A stall that raised an eyebrow was the Seafood Kingdom stall. Offering lobster and abalone south of the $7 mark, it did turn heads.
While it did offer Lobster Bisque, which was actually my favorite item on their menu, I went all out and got a 1/2 lobster. It was grilled and the top was torched, similar to a motoyaki. The butter sauce was creamy and wasn’t bad, but the lobster flavor was faint. Of course you couldn’t expect Blue Water Cafe quality here, but quantity wise, it wasn’t much either. The majority of the meat was in the tail, but there were only a few bits and that was pretty much it.
The large, rotating rotisserrie from Original Oktoberfest Style turned everybody’s heads, and I just knew we had to try it.
We decided to split the Roasted Pork Hocks between five people because it was such an epic proportion.
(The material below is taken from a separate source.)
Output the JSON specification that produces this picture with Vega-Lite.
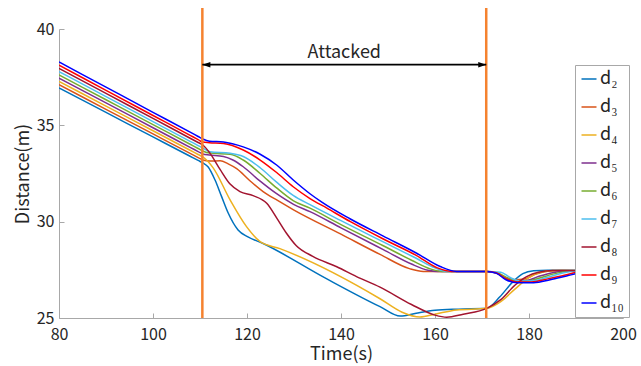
{
  "$schema": "https://vega.github.io/schema/vega-lite/v6.json",
  "width": 564,
  "height": 289,
  "autosize": {"type": "none"},
  "padding": {"left": 59, "top": 29, "right": 18, "bottom": 48},
  "config": {
    "view": {"stroke": null},
    "font": "Noto Sans CJK JP",
    "axis": {
      "domainColor": "#a8a8a8",
      "tickColor": "#a8a8a8",
      "tickSize": -5,
      "grid": false,
      "labelColor": "#262626",
      "titleColor": "#262626",
      "labelFont": "Noto Sans CJK JP",
      "titleFont": "Noto Sans CJK JP",
      "labelFontSize": 16,
      "titleFontSize": 18,
      "titleFontWeight": "normal"
    }
  },
  "datasets": {
    "series": [
      {"s":"d₂","t":80,"d":36.94},{"s":"d₂","t":90,"d":35.669},{"s":"d₂","t":100,"d":34.398},{"s":"d₂","t":108,"d":33.381},{"s":"d₂","t":109.6,"d":33.177},{"s":"d₂","t":110.6,"d":33.05},{"s":"d₂","t":111.7,"d":32.85},{"s":"d₂","t":113.2,"d":32.16},{"s":"d₂","t":114.6,"d":31.3},{"s":"d₂","t":116,"d":30.45},{"s":"d₂","t":118.1,"d":29.57},{"s":"d₂","t":120.2,"d":29.21},{"s":"d₂","t":123.2,"d":28.89},{"s":"d₂","t":136.6,"d":27.08},{"s":"d₂","t":148.3,"d":25.59},{"s":"d₂","t":152.6,"d":25.1},{"s":"d₂","t":156,"d":25.25},{"s":"d₂","t":160,"d":25.4},{"s":"d₂","t":165,"d":25.46},{"s":"d₂","t":171,"d":25.5},{"s":"d₂","t":173.8,"d":26.1},{"s":"d₂","t":176.6,"d":26.89},{"s":"d₂","t":178.7,"d":27.3},{"s":"d₂","t":181,"d":27.45},{"s":"d₂","t":184,"d":27.48},{"s":"d₂","t":200,"d":27.47},
      {"s":"d₃","t":80,"d":37.11},{"s":"d₃","t":90,"d":35.832},{"s":"d₃","t":100,"d":34.554},{"s":"d₃","t":108,"d":33.532},{"s":"d₃","t":109.6,"d":33.328},{"s":"d₃","t":110.6,"d":33.2},{"s":"d₃","t":112.1,"d":33.15},{"s":"d₃","t":114.3,"d":33.16},{"s":"d₃","t":116,"d":33.0},{"s":"d₃","t":117.8,"d":32.75},{"s":"d₃","t":120.5,"d":32.15},{"s":"d₃","t":123.5,"d":31.55},{"s":"d₃","t":126.5,"d":31.1},{"s":"d₃","t":130,"d":30.6},{"s":"d₃","t":140,"d":29.35},{"s":"d₃","t":148.3,"d":28.3},{"s":"d₃","t":154.7,"d":27.55},{"s":"d₃","t":157.5,"d":27.42},{"s":"d₃","t":171,"d":27.42},{"s":"d₃","t":173,"d":27.35},{"s":"d₃","t":175,"d":27.12},{"s":"d₃","t":177,"d":26.98},{"s":"d₃","t":179,"d":27.02},{"s":"d₃","t":181.5,"d":27.28},{"s":"d₃","t":184,"d":27.42},{"s":"d₃","t":187,"d":27.46},{"s":"d₃","t":200,"d":27.45},
      {"s":"d₄","t":80,"d":37.28},{"s":"d₄","t":90,"d":35.999},{"s":"d₄","t":100,"d":34.718},{"s":"d₄","t":108,"d":33.693},{"s":"d₄","t":109.6,"d":33.488},{"s":"d₄","t":110.6,"d":33.36},{"s":"d₄","t":112.8,"d":32.79},{"s":"d₄","t":116.4,"d":31.13},{"s":"d₄","t":119.9,"d":29.74},{"s":"d₄","t":122.8,"d":28.96},{"s":"d₄","t":127,"d":28.6},{"s":"d₄","t":148.3,"d":26.0},{"s":"d₄","t":153,"d":25.3},{"s":"d₄","t":156.8,"d":25.05},{"s":"d₄","t":160,"d":25.2},{"s":"d₄","t":164.6,"d":25.42},{"s":"d₄","t":171,"d":25.5},{"s":"d₄","t":174,"d":25.85},{"s":"d₄","t":177,"d":26.5},{"s":"d₄","t":180,"d":27.1},{"s":"d₄","t":182.5,"d":27.38},{"s":"d₄","t":185,"d":27.46},{"s":"d₄","t":200,"d":27.45},
      {"s":"d₅","t":80,"d":37.45},{"s":"d₅","t":90,"d":36.162},{"s":"d₅","t":100,"d":34.875},{"s":"d₅","t":108,"d":33.845},{"s":"d₅","t":109.6,"d":33.639},{"s":"d₅","t":110.6,"d":33.51},{"s":"d₅","t":112,"d":33.46},{"s":"d₅","t":115,"d":33.38},{"s":"d₅","t":117,"d":33.2},{"s":"d₅","t":119.2,"d":32.85},{"s":"d₅","t":122.8,"d":32.1},{"s":"d₅","t":126.3,"d":31.45},{"s":"d₅","t":129.9,"d":30.9},{"s":"d₅","t":133.4,"d":30.52},{"s":"d₅","t":140,"d":29.68},{"s":"d₅","t":149,"d":28.55},{"s":"d₅","t":155,"d":27.8},{"s":"d₅","t":158.5,"d":27.48},{"s":"d₅","t":160.5,"d":27.42},{"s":"d₅","t":171,"d":27.42},{"s":"d₅","t":173,"d":27.33},{"s":"d₅","t":175,"d":27.08},{"s":"d₅","t":177,"d":26.93},{"s":"d₅","t":179.5,"d":26.95},{"s":"d₅","t":182,"d":27.15},{"s":"d₅","t":185,"d":27.35},{"s":"d₅","t":188,"d":27.44},{"s":"d₅","t":200,"d":27.45},
      {"s":"d₆","t":80,"d":37.62},{"s":"d₆","t":90,"d":36.329},{"s":"d₆","t":100,"d":35.038},{"s":"d₆","t":108,"d":34.006},{"s":"d₆","t":109.6,"d":33.799},{"s":"d₆","t":110.6,"d":33.67},{"s":"d₆","t":112,"d":33.56},{"s":"d₆","t":116.4,"d":33.5},{"s":"d₆","t":119.2,"d":33.2},{"s":"d₆","t":122.8,"d":32.5},{"s":"d₆","t":126.3,"d":31.75},{"s":"d₆","t":129.9,"d":31.08},{"s":"d₆","t":133.4,"d":30.7},{"s":"d₆","t":140,"d":29.85},{"s":"d₆","t":149,"d":28.75},{"s":"d₆","t":155,"d":28.0},{"s":"d₆","t":159,"d":27.55},{"s":"d₆","t":161.5,"d":27.42},{"s":"d₆","t":171,"d":27.42},{"s":"d₆","t":173.5,"d":27.33},{"s":"d₆","t":175.5,"d":27.05},{"s":"d₆","t":178,"d":26.9},{"s":"d₆","t":180.5,"d":26.95},{"s":"d₆","t":183,"d":27.13},{"s":"d₆","t":186,"d":27.33},{"s":"d₆","t":189,"d":27.44},{"s":"d₆","t":200,"d":27.45},
      {"s":"d₇","t":80,"d":37.79},{"s":"d₇","t":90,"d":36.493},{"s":"d₇","t":100,"d":35.195},{"s":"d₇","t":108,"d":34.157},{"s":"d₇","t":109.6,"d":33.95},{"s":"d₇","t":110.6,"d":33.82},{"s":"d₇","t":112.1,"d":33.63},{"s":"d₇","t":116.4,"d":33.55},{"s":"d₇","t":119.2,"d":33.38},{"s":"d₇","t":122.8,"d":32.8},{"s":"d₇","t":126.3,"d":32.05},{"s":"d₇","t":129.9,"d":31.35},{"s":"d₇","t":133.4,"d":30.88},{"s":"d₇","t":140,"d":30.05},{"s":"d₇","t":149,"d":28.95},{"s":"d₇","t":156,"d":28.1},{"s":"d₇","t":160,"d":27.6},{"s":"d₇","t":162.5,"d":27.42},{"s":"d₇","t":171,"d":27.42},{"s":"d₇","t":174,"d":27.38},{"s":"d₇","t":176,"d":27.1},{"s":"d₇","t":178,"d":26.92},{"s":"d₇","t":181,"d":26.93},{"s":"d₇","t":184,"d":27.12},{"s":"d₇","t":187,"d":27.32},{"s":"d₇","t":190,"d":27.44},{"s":"d₇","t":200,"d":27.45},
      {"s":"d₈","t":80,"d":37.96},{"s":"d₈","t":90,"d":36.659},{"s":"d₈","t":100,"d":35.359},{"s":"d₈","t":108,"d":34.318},{"s":"d₈","t":109.6,"d":34.11},{"s":"d₈","t":110.6,"d":33.98},{"s":"d₈","t":112.1,"d":33.56},{"s":"d₈","t":114.3,"d":32.7},{"s":"d₈","t":116.4,"d":31.95},{"s":"d₈","t":118.5,"d":31.56},{"s":"d₈","t":121.3,"d":31.35},{"s":"d₈","t":124.2,"d":30.95},{"s":"d₈","t":126.3,"d":30.2},{"s":"d₈","t":128.4,"d":29.4},{"s":"d₈","t":130.5,"d":28.75},{"s":"d₈","t":134,"d":28.2},{"s":"d₈","t":139.1,"d":27.66},{"s":"d₈","t":143.3,"d":27.15},{"s":"d₈","t":148.3,"d":26.6},{"s":"d₈","t":155,"d":25.7},{"s":"d₈","t":160,"d":25.15},{"s":"d₈","t":162.5,"d":25.04},{"s":"d₈","t":166,"d":25.2},{"s":"d₈","t":171,"d":25.5},{"s":"d₈","t":174,"d":25.95},{"s":"d₈","t":177,"d":26.7},{"s":"d₈","t":179.5,"d":27.15},{"s":"d₈","t":182,"d":27.38},{"s":"d₈","t":185,"d":27.46},{"s":"d₈","t":200,"d":27.45},
      {"s":"d₉","t":80,"d":38.12},{"s":"d₉","t":90,"d":36.816},{"s":"d₉","t":100,"d":35.512},{"s":"d₉","t":108,"d":34.469},{"s":"d₉","t":109.6,"d":34.26},{"s":"d₉","t":110.6,"d":34.13},{"s":"d₉","t":112,"d":34.1},{"s":"d₉","t":115,"d":34.06},{"s":"d₉","t":119.2,"d":33.72},{"s":"d₉","t":122.8,"d":33.2},{"s":"d₉","t":126.3,"d":32.55},{"s":"d₉","t":129.9,"d":31.8},{"s":"d₉","t":133.4,"d":31.2},{"s":"d₉","t":137,"d":30.7},{"s":"d₉","t":142,"d":30.0},{"s":"d₉","t":149,"d":29.1},{"s":"d₉","t":156,"d":28.25},{"s":"d₉","t":160.5,"d":27.6},{"s":"d₉","t":163.5,"d":27.42},{"s":"d₉","t":171,"d":27.42},{"s":"d₉","t":173,"d":27.35},{"s":"d₉","t":175,"d":27.05},{"s":"d₉","t":177.5,"d":26.87},{"s":"d₉","t":180.5,"d":26.87},{"s":"d₉","t":184,"d":27.03},{"s":"d₉","t":187.5,"d":27.22},{"s":"d₉","t":191,"d":27.4},{"s":"d₉","t":200,"d":27.45},
      {"s":"d₁₀","t":80,"d":38.29},{"s":"d₁₀","t":90,"d":36.983},{"s":"d₁₀","t":100,"d":35.676},{"s":"d₁₀","t":108,"d":34.631},{"s":"d₁₀","t":109.6,"d":34.421},{"s":"d₁₀","t":110.6,"d":34.29},{"s":"d₁₀","t":112,"d":34.18},{"s":"d₁₀","t":115,"d":34.14},{"s":"d₁₀","t":119.2,"d":33.88},{"s":"d₁₀","t":122.8,"d":33.5},{"s":"d₁₀","t":126.3,"d":32.94},{"s":"d₁₀","t":129.9,"d":32.15},{"s":"d₁₀","t":133.4,"d":31.45},{"s":"d₁₀","t":136,"d":31.0},{"s":"d₁₀","t":141.9,"d":30.15},{"s":"d₁₀","t":149,"d":29.25},{"s":"d₁₀","t":156.1,"d":28.36},{"s":"d₁₀","t":161.1,"d":27.67},{"s":"d₁₀","t":164.6,"d":27.42},{"s":"d₁₀","t":171,"d":27.42},{"s":"d₁₀","t":173,"d":27.33},{"s":"d₁₀","t":175,"d":27.0},{"s":"d₁₀","t":177.5,"d":26.83},{"s":"d₁₀","t":181,"d":26.83},{"s":"d₁₀","t":184.5,"d":26.98},{"s":"d₁₀","t":188,"d":27.18},{"s":"d₁₀","t":191.5,"d":27.38},{"s":"d₁₀","t":195,"d":27.45},{"s":"d₁₀","t":200,"d":27.45}
    ],
    "attack": [{"t": 110.5}, {"t": 170.9}],
    "arrow": [{"t1": 110.5, "t2": 170.9, "d": 38.15}],
    "heads": [{"t": 110.5, "d": 38.15, "k": "left"}, {"t": 170.9, "d": 38.15, "k": "right"}],
    "label": [{"t": 140.7, "d": 38.5, "txt": "Attacked"}]
  },
  "layer": [
    {
      "data": {"name": "series"},
      "mark": {"type": "line", "interpolate": "monotone", "strokeWidth": 1.5, "clip": true},
      "encoding": {
        "x": {"field": "t", "type": "quantitative", "scale": {"domain": [80, 200], "nice": false, "zero": false},
              "axis": {"values": [80, 100, 120, 140, 160, 180, 200], "title": "Time(s)", "labelPadding": 13, "titlePadding": 3, "labelFlush": false}},
        "y": {"field": "d", "type": "quantitative", "scale": {"domain": [25, 40], "nice": false, "zero": false},
              "axis": {"values": [25, 30, 35, 40], "title": "Distance(m)", "labelPadding": 10, "titlePadding": 4}},
        "color": {
          "field": "s", "type": "nominal",
          "scale": {"domain": ["d₂","d₃","d₄","d₅","d₆","d₇","d₈","d₉","d₁₀"],
                    "range": ["#0072BD","#D95319","#EDB120","#7E2F8E","#77AC30","#4DBEEE","#A2142F","#FF0000","#0000FF"]},
          "legend": {
            "orient": "none", "legendX": 516, "legendY": 36, "title": null,
            "symbolType": "stroke", "symbolSize": 225, "symbolStrokeWidth": 1.5,
            "labelFontSize": 18, "labelFont": "Noto Sans CJK JP", "labelColor": "#262626", "labelOffset": 2,
            "rowPadding": 10, "padding": 5, "fillColor": "white", "strokeColor": "#a8a8a8"
          }
        },
        "order": {"field": "t", "type": "quantitative"}
      }
    },
    {
      "data": {"name": "attack"},
      "mark": {"type": "rule", "color": "#F5822F", "strokeWidth": 2.5},
      "encoding": {
        "x": {"field": "t", "type": "quantitative"},
        "y": {"datum": 25},
        "y2": {"datum": 41.09}
      }
    },
    {
      "data": {"name": "arrow"},
      "mark": {"type": "rule", "color": "black", "strokeWidth": 1.8},
      "encoding": {
        "x": {"field": "t1", "type": "quantitative"},
        "x2": {"field": "t2"},
        "y": {"field": "d", "type": "quantitative"}
      }
    },
    {
      "data": {"name": "heads"},
      "mark": {"type": "point", "filled": true, "color": "black", "size": 25, "opacity": 1},
      "encoding": {
        "x": {"field": "t", "type": "quantitative"},
        "y": {"field": "d", "type": "quantitative"},
        "shape": {"field": "k", "type": "nominal",
                  "scale": {"domain": ["left", "right"], "range": ["M0,0L3.2,-1.1L3.2,1.1Z", "M0,0L-3.2,-1.1L-3.2,1.1Z"]},
                  "legend": null}
      }
    },
    {
      "data": {"name": "label"},
      "mark": {"type": "text", "font": "Noto Sans CJK JP", "fontSize": 18, "color": "#262626", "baseline": "alphabetic", "align": "center"},
      "encoding": {
        "x": {"field": "t", "type": "quantitative"},
        "y": {"field": "d", "type": "quantitative"},
        "text": {"field": "txt"}
      }
    }
  ]
}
Fortunately, they chopped it up before serving so it was easier to share. There was no way you can finish this by yourself (unless you’re an American). My first bite was chewy and rubbery, but the parts that were tender was juicy and packed with flavor, especially the well seared skin. There were even some fat parts for the true connoisseur. We were all stuffed after we threw the empty dish away.
The rotisserie. Is there a way to make this into an animated background?
As the evening came to an end, it was time for dessert. Luckily, stalls that sold them were abundant. I love creme brulee’s, and having a matcha variety was the more better. And so, we arrived at Golden Goodness.
The creme brulee was torched on order, so you can see the top crust being caramelized. The matcha powder was sprinkled on top soon after. Unfortunately, the caramelized crust was way too thin and it cracked easily, but still retained its sweet caramel taste. The matcha powder was so dry that I ended up choking. In terms of taste, it could have been much better, it was just missing some finesse.
Another dessert that I tried was the Baked Egg Pudding. I’m not sure what kind of trickery could chop the top bit of the egg off, but the inside was replaced with a sweet custard topped with whipped cream. It looked pretty cool and it was a delicious little dessert snack.
There were quite a few options for drinks too, if you wanted to wash down all that grease and spices. There were stands all around the market grounds selling regular sodas and energy drinks, which was…boring. Considering there were a few stalls selling slushes, smoothies, and bubble tea, going to these stands was just a waste of time. Wanted to try something different that I wouldn’t usually get, I ended up at the Icy Bar.
I got the Mango Tapioca Icy, with fresh sliced mango, tapioca, and milk. I appreciated that they used fresh mango, instead of frozen ones, but I thought the drink itself could be sweeter. Unfortunately, it was bland and watery.
The food at the night market was quite an experience. It was just the choices that were available, the smells as you walked through the stalls, and the sight of the food that were cooked freshly on order. When you come here, come here with an open mind. Take in the atmosphere, put down your boring sandwiches and wraps, and try something new. Admission was $1.50 as of this writing and rumors are it will go up as we head into the summer. There are also plenty of free parking and the venue is easily accessible by skytrain. No reservations!